April emphasizes: “Copywriting is purpose specific… Every time you’re writing a copy, it’s for a specific purpose. So I might have a campaign that is really focused on one of my value props and not the other two.”
The Biggest Mistake
She identifies a common mistake: <<The biggest mistake I see is people saying, ‘My homepage messaging is my positioning.’ No, it just isn’t. The homepage has a specific job. Sometimes, that job is to drive you to sign up for a free trial, so you make choices about what goes on the homepage that don’t capture all of your positioning.>> The homepage’s messaging may focus on answering key questions, driving conversions, or encouraging sign-ups for a free trial rather than fully representing your product’s positioning.
Applied Learning in Practice
For organizations looking to implement April’s approach to positioning, consider these practical steps:
- Create a positioning thesis – Document your best current understanding, but be prepared to revise it
- Go broad before narrowing – Allow for exploration in early stages to see where your product naturally gains traction
- Look for patterns in early adopters – Pay attention to which customers are easiest to convert and most enthusiastic
- Position within categories when possible – Leverage existing customer understanding rather than creating unnecessary new categories
- Develop risk-mitigation strategies – For complex products, focus on addressing the customer’s underlying concerns about risk
Final Thoughts
Companies succeed when they communicate their value effectively. April’s practical framework helps you discover the right positioning through market feedback rather than guesswork.

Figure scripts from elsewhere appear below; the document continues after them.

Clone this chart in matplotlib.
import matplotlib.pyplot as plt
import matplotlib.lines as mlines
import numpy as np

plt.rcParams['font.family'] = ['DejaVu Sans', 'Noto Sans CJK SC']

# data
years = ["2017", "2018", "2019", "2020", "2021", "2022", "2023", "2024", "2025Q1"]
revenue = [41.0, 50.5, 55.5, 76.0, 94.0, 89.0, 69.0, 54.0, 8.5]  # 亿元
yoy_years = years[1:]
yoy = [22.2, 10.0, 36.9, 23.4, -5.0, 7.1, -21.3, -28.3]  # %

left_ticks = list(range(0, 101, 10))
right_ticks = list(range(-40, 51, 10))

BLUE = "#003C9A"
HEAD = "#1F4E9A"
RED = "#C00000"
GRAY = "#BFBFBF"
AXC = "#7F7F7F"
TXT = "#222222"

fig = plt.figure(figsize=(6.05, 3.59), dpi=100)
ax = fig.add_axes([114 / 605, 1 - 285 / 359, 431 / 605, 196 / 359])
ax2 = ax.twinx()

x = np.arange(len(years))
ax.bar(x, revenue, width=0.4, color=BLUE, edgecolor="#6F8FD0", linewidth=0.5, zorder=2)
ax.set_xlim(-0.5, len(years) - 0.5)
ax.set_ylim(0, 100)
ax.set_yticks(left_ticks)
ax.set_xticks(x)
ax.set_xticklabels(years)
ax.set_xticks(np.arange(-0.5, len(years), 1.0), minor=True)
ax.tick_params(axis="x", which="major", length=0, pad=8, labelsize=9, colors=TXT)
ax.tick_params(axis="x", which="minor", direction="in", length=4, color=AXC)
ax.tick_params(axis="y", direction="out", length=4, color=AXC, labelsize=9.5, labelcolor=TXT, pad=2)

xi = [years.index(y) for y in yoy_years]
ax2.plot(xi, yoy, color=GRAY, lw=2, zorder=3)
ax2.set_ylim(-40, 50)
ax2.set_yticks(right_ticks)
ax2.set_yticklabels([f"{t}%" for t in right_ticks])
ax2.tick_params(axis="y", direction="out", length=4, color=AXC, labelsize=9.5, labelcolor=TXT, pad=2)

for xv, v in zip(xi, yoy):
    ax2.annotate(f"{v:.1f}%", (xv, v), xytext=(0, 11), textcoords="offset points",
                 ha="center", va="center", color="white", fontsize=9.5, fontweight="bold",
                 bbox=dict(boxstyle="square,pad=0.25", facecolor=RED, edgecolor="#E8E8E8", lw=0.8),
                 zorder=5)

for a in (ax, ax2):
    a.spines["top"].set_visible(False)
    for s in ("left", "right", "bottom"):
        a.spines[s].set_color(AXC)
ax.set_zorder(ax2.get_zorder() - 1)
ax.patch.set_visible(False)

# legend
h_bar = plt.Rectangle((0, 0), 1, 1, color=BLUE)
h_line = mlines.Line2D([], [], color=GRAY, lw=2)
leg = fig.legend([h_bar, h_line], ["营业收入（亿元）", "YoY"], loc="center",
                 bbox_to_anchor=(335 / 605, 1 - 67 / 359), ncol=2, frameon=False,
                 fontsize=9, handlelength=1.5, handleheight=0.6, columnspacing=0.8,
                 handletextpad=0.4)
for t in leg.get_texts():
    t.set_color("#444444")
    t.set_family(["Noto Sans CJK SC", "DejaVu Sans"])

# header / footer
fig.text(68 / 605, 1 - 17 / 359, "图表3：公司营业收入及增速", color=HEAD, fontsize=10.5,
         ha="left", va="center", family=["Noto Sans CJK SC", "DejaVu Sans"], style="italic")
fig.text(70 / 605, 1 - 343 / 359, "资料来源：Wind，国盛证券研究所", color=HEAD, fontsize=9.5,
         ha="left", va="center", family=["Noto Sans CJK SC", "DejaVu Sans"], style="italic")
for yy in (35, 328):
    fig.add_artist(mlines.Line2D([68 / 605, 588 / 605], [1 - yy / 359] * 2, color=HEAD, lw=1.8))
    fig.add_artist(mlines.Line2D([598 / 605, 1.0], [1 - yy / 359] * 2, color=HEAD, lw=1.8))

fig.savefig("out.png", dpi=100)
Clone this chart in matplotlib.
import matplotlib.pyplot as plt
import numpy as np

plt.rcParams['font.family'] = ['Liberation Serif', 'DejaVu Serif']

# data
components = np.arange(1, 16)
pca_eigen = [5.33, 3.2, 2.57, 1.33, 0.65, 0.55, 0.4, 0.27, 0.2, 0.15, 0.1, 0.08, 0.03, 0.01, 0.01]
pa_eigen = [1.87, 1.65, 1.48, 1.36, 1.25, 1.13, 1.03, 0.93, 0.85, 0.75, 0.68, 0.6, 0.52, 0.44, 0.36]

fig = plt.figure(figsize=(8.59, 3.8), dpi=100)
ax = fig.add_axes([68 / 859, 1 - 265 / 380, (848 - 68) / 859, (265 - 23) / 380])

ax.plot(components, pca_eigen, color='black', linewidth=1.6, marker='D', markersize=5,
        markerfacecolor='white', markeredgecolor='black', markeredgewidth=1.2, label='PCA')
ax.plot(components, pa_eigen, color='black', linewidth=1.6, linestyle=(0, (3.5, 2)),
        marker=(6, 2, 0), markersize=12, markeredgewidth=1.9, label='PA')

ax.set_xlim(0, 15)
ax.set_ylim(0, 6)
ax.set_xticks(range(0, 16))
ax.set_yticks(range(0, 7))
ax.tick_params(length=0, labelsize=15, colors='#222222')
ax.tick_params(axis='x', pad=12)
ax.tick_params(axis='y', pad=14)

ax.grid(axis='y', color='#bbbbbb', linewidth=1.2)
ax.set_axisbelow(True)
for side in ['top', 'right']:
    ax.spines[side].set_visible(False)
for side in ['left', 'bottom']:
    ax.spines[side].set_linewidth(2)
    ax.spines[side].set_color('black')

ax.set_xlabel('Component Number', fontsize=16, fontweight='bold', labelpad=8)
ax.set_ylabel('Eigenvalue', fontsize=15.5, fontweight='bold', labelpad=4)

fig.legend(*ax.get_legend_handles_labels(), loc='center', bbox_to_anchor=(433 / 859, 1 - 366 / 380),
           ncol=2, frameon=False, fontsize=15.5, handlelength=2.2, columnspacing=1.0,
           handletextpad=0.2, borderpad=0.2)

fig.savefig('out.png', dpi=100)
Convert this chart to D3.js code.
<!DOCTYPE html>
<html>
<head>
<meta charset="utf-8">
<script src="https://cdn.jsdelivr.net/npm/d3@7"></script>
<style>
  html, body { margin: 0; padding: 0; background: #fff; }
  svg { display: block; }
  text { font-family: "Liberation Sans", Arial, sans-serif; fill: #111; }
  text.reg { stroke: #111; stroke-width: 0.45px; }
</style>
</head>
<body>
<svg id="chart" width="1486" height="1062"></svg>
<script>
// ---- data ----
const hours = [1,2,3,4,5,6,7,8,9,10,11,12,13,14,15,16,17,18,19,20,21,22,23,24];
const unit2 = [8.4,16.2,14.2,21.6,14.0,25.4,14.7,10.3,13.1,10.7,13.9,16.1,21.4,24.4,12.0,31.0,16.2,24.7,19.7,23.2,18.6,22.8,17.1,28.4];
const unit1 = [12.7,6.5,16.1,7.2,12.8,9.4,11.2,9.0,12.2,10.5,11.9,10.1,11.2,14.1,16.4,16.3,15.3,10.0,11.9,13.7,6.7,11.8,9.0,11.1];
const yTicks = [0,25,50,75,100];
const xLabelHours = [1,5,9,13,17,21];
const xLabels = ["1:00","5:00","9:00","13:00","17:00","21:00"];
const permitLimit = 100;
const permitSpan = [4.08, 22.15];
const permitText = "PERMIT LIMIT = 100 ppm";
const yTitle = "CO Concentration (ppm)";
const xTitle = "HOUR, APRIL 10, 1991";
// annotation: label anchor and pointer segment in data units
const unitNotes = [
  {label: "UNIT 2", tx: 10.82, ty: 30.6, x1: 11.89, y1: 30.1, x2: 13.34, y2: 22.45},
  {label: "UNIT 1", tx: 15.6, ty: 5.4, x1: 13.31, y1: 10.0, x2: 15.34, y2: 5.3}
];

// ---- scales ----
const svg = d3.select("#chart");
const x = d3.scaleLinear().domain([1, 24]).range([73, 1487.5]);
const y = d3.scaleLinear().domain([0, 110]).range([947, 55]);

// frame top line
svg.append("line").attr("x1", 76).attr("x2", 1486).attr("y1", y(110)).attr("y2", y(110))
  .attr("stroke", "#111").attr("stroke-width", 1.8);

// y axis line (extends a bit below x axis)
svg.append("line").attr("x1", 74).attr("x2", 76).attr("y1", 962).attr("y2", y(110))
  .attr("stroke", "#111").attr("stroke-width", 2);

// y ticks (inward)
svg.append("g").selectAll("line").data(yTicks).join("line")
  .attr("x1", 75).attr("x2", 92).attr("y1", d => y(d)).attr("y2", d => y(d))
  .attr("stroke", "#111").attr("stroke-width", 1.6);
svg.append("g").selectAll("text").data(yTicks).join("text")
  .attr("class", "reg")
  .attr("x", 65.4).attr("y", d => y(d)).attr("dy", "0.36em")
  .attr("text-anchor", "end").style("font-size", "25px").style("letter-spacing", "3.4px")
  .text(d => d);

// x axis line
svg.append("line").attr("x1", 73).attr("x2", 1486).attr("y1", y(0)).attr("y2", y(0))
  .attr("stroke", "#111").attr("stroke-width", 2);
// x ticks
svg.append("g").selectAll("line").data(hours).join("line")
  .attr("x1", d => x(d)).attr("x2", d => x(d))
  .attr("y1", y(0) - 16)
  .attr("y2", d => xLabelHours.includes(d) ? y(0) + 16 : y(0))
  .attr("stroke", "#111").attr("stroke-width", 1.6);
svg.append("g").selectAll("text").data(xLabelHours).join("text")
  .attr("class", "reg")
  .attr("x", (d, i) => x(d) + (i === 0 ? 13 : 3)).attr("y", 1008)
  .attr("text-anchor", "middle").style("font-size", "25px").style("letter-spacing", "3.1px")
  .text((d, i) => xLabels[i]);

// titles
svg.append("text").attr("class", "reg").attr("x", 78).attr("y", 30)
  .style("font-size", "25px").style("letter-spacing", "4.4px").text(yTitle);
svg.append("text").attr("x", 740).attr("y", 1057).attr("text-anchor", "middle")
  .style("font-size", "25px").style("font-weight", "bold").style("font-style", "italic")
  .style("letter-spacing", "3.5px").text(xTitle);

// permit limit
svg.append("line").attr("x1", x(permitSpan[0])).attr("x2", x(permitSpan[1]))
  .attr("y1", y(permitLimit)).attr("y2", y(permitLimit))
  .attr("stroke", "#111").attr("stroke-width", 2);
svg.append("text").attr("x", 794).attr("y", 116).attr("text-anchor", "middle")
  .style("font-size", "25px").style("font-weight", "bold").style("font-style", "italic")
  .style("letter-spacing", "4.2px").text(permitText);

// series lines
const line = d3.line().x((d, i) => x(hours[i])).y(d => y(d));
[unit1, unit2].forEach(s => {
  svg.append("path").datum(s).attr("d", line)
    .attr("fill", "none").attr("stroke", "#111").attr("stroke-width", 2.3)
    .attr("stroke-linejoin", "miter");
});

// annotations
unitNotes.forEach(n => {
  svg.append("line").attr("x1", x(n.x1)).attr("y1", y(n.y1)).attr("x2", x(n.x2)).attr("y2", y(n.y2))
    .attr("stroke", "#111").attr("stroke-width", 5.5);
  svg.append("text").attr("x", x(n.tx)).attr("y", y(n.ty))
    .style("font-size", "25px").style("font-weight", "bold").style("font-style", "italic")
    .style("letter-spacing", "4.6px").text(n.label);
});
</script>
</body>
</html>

Successful companies launch with their best positioning guess, listen carefully to market responses, and quickly adjust based on what they learn. The winners aren’t those who nail positioning on day one—they’re the ones who adapt fastest to market signals.
Start where you are. Listen better than competitors. Adapt quickly. And remember: your customers are already telling you exactly how to position your product —you just need to follow their lead.